In practice, the buffer size can be changed dynamically!
Also, 64KB is too small for Gbps internet...
We added window scale factor (0 ~ 14) for TCP option.
This shifts rwnd value, so theoretically, the buffer size can be up to 1GB (64KB * 2^14).
TCP connection management
During handshake process, we agree to establish connection, and we agree on connection parameters.
e.g. sequence numbers, RcvBuffer size, MSS (Maximum Segment Size), ...
2-way handshake doesn't work
2-way handshake is not enough!
Delay is variable, messages can be lost, reordered, retransmitted, etc.
e.g. client retrasmitted handshake message (req_conn), but this message is super delayed and server accepts it after client termination! (half open connection)
3-way handshake
Seq is Sequence number, SYNbit is control packet.
- Client send TCP SYN msg (with SYNbit=1, Seq=x)
- Server responds TCP SYNACK msg (with SYNbit=1, Seq=y, ACKbit=1, ACKnum=x+1)
- Client establish connection, and responds with ACK msg (with ACKbit=1, ACKnum=y+1)
- Server receive ACK msg, then establish connection.
SYNbit is ON only in the first two handshake packets.
ACKbit is OFF only in the first handshake packet. (recall: we removed NAK!)
Normally handshake doesn't have a payload, but there are some RFCs (fast open) that allows sending data with handshake.
Closing a TCP connection
- Client and server each close their side of connection by sending FIN msg (with FINbit = 1)
- Receiver should respond FIN with ACK.
- Receiver can respond FIN with FIN and ACK if they don't have data to send.
This is not handshake, simultaneous FIN exchanges can be handled!
- Passive close: connection is closed from other side.
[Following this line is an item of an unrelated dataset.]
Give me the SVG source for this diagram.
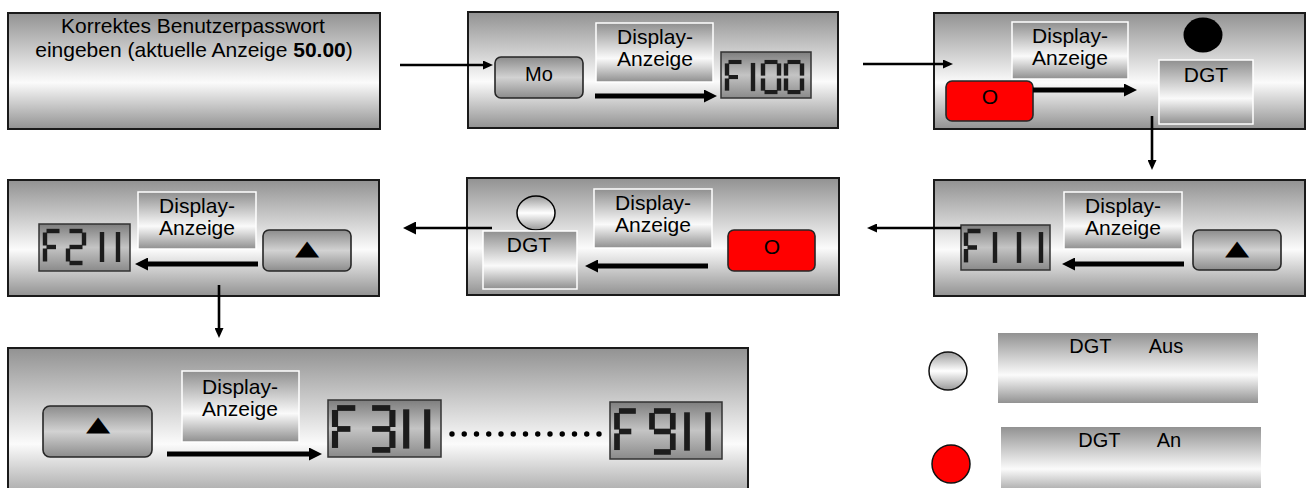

Send FIN when ready to close, and close connection after receiving ACK.
- Active close: connection is closed from your side. After both FIN is ACKed, we wait for 2MSL (Maximum Segment Lifetime, normally 2MSL = 120s!) before actually closing connection.
This can handle retransmitted FIN, dropped ACK, and doesn't have to worry that FIN might close next connection.
TCP State Transition Diagram
RST is sent when you want to close connection abruptly.
Theorically, two client can try to connect each other, and simultaneous SYN can be sent.
They'll transition to SYN_SENT state, then send SYNACK (transition to SYNC_TCVD), then connection will established when receiving ACK (transition to ESTABLISHED)
Transition from LISTEN to SYN_SENT is in RFC, but it's not used in practice.